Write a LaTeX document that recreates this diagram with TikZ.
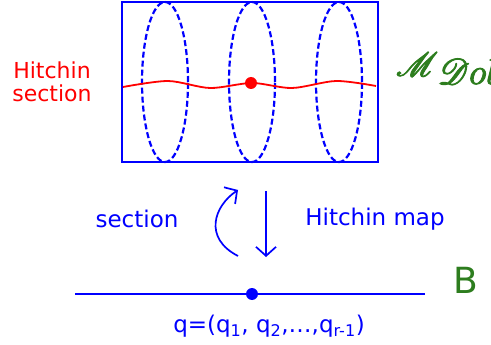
\documentclass[tikz,border=0pt]{standalone}
\usepackage{fontspec}
\setmainfont{DejaVu Sans}
\usepackage{mathrsfs}
\usetikzlibrary{shapes.geometric,arrows.meta,positioning}

\definecolor{dolgreen}{RGB}{45,125,30}
\newcommand{\heavytext}[1]{\special{pdf:literal direct 2 Tr 0.7 w}#1\special{pdf:literal direct 0 Tr}}

\begin{document}
\begin{tikzpicture}[
  x=1pt, y=-1pt,
  >={Straight Barb[length=9pt,width=20pt]},
  every node/.style={font=\fontsize{22}{23}\selectfont},
  fibre/.style={ellipse, draw=blue, line width=2.2pt, dash pattern=on 6pt off 3pt,
    minimum width=46pt, minimum height=160pt, inner sep=0pt},
  dot/.style={circle, fill, inner sep=0pt, minimum size=12pt},
  label/.style={blue, font=\fontsize{23}{26}\selectfont},
]
  \useasboundingbox (0,0) rectangle (491,345);

  % total space with the three fibres
  \node[draw=blue, line width=1.9pt, minimum width=256pt, minimum height=160pt,
    inner sep=0pt] (moduli) at (250,82) {};
  \node[fibre] (f1) at (165,82) {};
  \node[fibre] (f2) at (252,82) {};
  \node[fibre] (f3) at (339,82) {};

  % the section
  \draw[red, line width=1.8pt] plot[smooth] coordinates
    {(123,87) (168,81) (210,88) (252,83) (292,88) (336,81) (376,86)};
  \node[dot, red] (p) at (251,83) {};
  \node[red, align=center] (hs) at (52,82) {Hitchin\\section};
  \node[dolgreen, anchor=base west, inner sep=0pt, font=\fontsize{24.88}{26}\selectfont] (mdol) at (396,76)
    {\heavytext{\scalebox{1.35}{$\mathscr{M}$}\raisebox{-8pt}{\scalebox{1.45}{$\mathscr{D}ol$}}}};

  % maps
  \coordinate (mapTop) at (266,191);
  \coordinate (mapBot) at (266,257);
  \draw[->, blue, line width=1.7pt] (mapTop) -- (mapBot);
  \coordinate (secBot) at (238,256);
  \coordinate (secTop) at (238,190);
  \draw[->, blue, line width=1.7pt] (secBot) .. controls (203,238) and (214,206) .. (secTop);
  \node[label] (sec) at (137,219) {section};
  \node[label] (hmap) at (375,219) {Hitchin map};

  % base
  \coordinate (bl) at (75,294);
  \coordinate (br) at (425,294);
  \draw[blue, line width=1.7pt] (bl) -- (br);
  \node[dot, blue] (q) at (252,294) {};
  \node[dolgreen, font=\fontsize{36}{40}\selectfont] (base) at (466,280) {B};
  \node[label] (qlabel) at (269,326)
    {q=(q\textsubscript{1}, q\textsubscript{2},…,q\textsubscript{r-1})};
\end{tikzpicture}
\end{document}
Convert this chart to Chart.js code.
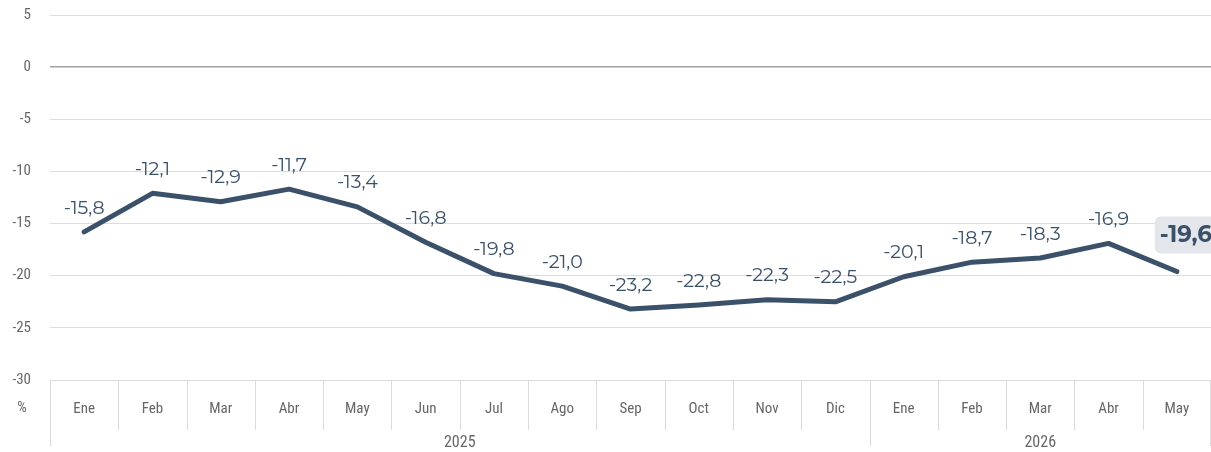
<!DOCTYPE html>
<html>
<head>
<meta charset="utf-8">
<script src="https://cdn.jsdelivr.net/npm/chart.js@4.4.0/dist/chart.umd.min.js"></script>
<style>
  html, body { margin: 0; padding: 0; background: #fff; }
  #wrap { width: 1211px; height: 452px; }
</style>
</head>
<body>
<div id="wrap"><canvas id="chart"></canvas></div>
<script>
// datos del gráfico
const months = ['Ene', 'Feb', 'Mar', 'Abr', 'May', 'Jun', 'Jul', 'Ago', 'Sep', 'Oct', 'Nov', 'Dic', 'Ene', 'Feb', 'Mar', 'Abr', 'May'];
const values = [-15.8, -12.1, -12.9, -11.7, -13.4, -16.8, -19.8, -21.0, -23.2, -22.8, -22.3, -22.5, -20.1, -18.7, -18.3, -16.9, -19.6];
const years = ['2025', '2026'];
const yearCounts = [12, 5];
const yTicks = [5, 0, -5, -10, -15, -20, -25, -30];

const lineColor = '#3b5069';
const labelFont = '"Montserrat", "Noto Sans", sans-serif';
const axisFont = '"Liberation Sans Narrow", "Roboto Condensed", Roboto, sans-serif';

function fmt(v) {
    return v.toFixed(1).replace('.', ',');
}

// etiquetas de datos, eje Y y eje de años
const extras = {
    id: 'extras',
    afterDatasetsDraw(chart) {
        const ctx = chart.ctx;
        const meta = chart.getDatasetMeta(0);
        const last = values.length - 1;
        ctx.save();
        ctx.textAlign = 'center';
        ctx.textBaseline = 'middle';
        meta.data.forEach((pt, i) => {
            const txt = fmt(values[i]);
            if (i === last) {
                // último valor resaltado
                ctx.font = 'bold 23px ' + labelFont;
                const w = ctx.measureText(txt).width;
                const cx = pt.x + 9, cy = pt.y - 37;
                ctx.fillStyle = '#e3e6ea';
                ctx.beginPath();
                ctx.roundRect(cx - w / 2 - 5, cy - 18, w + 14, 37, 6);
                ctx.fill();
                ctx.fillStyle = lineColor;
                ctx.fillText(txt, cx, cy + 1);
            } else {
                ctx.font = '19px ' + labelFont;
                ctx.fillStyle = lineColor;
                ctx.fillText(txt, pt.x, pt.y - 24);
            }
        });
        ctx.restore();
    },
    afterDraw(chart) {
        const ctx = chart.ctx;
        const area = chart.chartArea;
        const x = chart.scales.x;
        const y = chart.scales.y;
        const half = (x.getPixelForValue(1) - x.getPixelForValue(0)) / 2;
        ctx.save();
        // etiquetas del eje Y
        ctx.font = '15px ' + axisFont;
        ctx.fillStyle = '#666';
        ctx.textAlign = 'right';
        ctx.textBaseline = 'middle';
        yTicks.forEach(v => ctx.fillText(String(v), 31, y.getPixelForValue(v)));

        ctx.strokeStyle = '#dcdcdc';
        ctx.lineWidth = 1;
        // separadores de meses
        for (let i = 0; i <= months.length; i++) {
            const px = Math.round(x.getPixelForValue(i) - half) + 0.5;
            ctx.beginPath();
            ctx.moveTo(px, area.bottom);
            ctx.lineTo(px, area.bottom + 50);
            ctx.stroke();
        }
        // años
        let start = 0;
        ctx.font = '16px ' + axisFont;
        ctx.textAlign = 'center';
        years.forEach((yr, k) => {
            const end = start + yearCounts[k];
            const x0 = x.getPixelForValue(start) - half;
            const x1 = x.getPixelForValue(end - 1) + half;
            [x0, x1].forEach(p => {
                const px = Math.min(Math.round(p), chart.width - 1) + 0.5;
                ctx.beginPath();
                ctx.moveTo(px, area.bottom);
                ctx.lineTo(px, area.bottom + 66);
                ctx.stroke();
            });
            ctx.fillText(yr, (x0 + x1) / 2, area.bottom + 63);
            start = end;
        });
        // unidad
        ctx.font = '15px ' + axisFont;
        ctx.fillText('%', 22, area.bottom + 28);
        ctx.restore();
    }
};

const ctx = document.getElementById('chart').getContext('2d');
new Chart(ctx, {
    type: 'line',
    data: {
        labels: months,
        datasets: [{
            data: values,
            borderColor: lineColor,
            borderWidth: 5,
            pointRadius: 0,
            tension: 0,
            fill: false,
            borderCapStyle: 'round',
            borderJoinStyle: 'round'
        }]
    },
    options: {
        responsive: true,
        maintainAspectRatio: false,
        animation: false,
        layout: { padding: { top: 15, right: 0, left: 0, bottom: 0 } },
        plugins: {
            legend: { display: false },
            tooltip: { enabled: false }
        },
        scales: {
            x: {
                offset: true,
                grid: { display: false, drawTicks: false },
                border: { display: false },
                ticks: {
                    color: '#666',
                    font: { family: axisFont, size: 15 },
                    padding: 20,
                    maxRotation: 0,
                    autoSkip: false
                },
                afterFit(s) { s.height = 72; }
            },
            y: {
                min: -30,
                max: 5,
                afterBuildTicks(s) { s.ticks = yTicks.map(v => ({ value: v })); },
                grid: {
                    drawTicks: false,
                    color: c => c.tick.value === 0 ? '#a0a0a0' : '#dcdcdc',
                    lineWidth: c => c.tick.value === 0 ? 1.5 : 1
                },
                border: { display: false },
                ticks: { display: false },
                afterFit(s) { s.width = 50; }
            }
        }
    },
    plugins: [extras]
});
</script>
</body>
</html>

--- YOUR OBJECTIVE ---
Return nothing but the lines running from the start of the data to the line with "(f3) at (339,82)", please, both ends included and no pictures.

--- COMPLETED EXERCISE ---
Write a LaTeX document that recreates this diagram with TikZ.
\documentclass[tikz,border=0pt]{standalone}
\usepackage{fontspec}
\setmainfont{DejaVu Sans}
\usepackage{mathrsfs}
\usetikzlibrary{shapes.geometric,arrows.meta,positioning}

\definecolor{dolgreen}{RGB}{45,125,30}
\newcommand{\heavytext}[1]{\special{pdf:literal direct 2 Tr 0.7 w}#1\special{pdf:literal direct 0 Tr}}

\begin{document}
\begin{tikzpicture}[
  x=1pt, y=-1pt,
  >={Straight Barb[length=9pt,width=20pt]},
  every node/.style={font=\fontsize{22}{23}\selectfont},
  fibre/.style={ellipse, draw=blue, line width=2.2pt, dash pattern=on 6pt off 3pt,
    minimum width=46pt, minimum height=160pt, inner sep=0pt},
  dot/.style={circle, fill, inner sep=0pt, minimum size=12pt},
  label/.style={blue, font=\fontsize{23}{26}\selectfont},
]
  \useasboundingbox (0,0) rectangle (491,345);

  % total space with the three fibres
  \node[draw=blue, line width=1.9pt, minimum width=256pt, minimum height=160pt,
    inner sep=0pt] (moduli) at (250,82) {};
  \node[fibre] (f1) at (165,82) {};
  \node[fibre] (f2) at (252,82) {};
  \node[fibre] (f3) at (339,82) {};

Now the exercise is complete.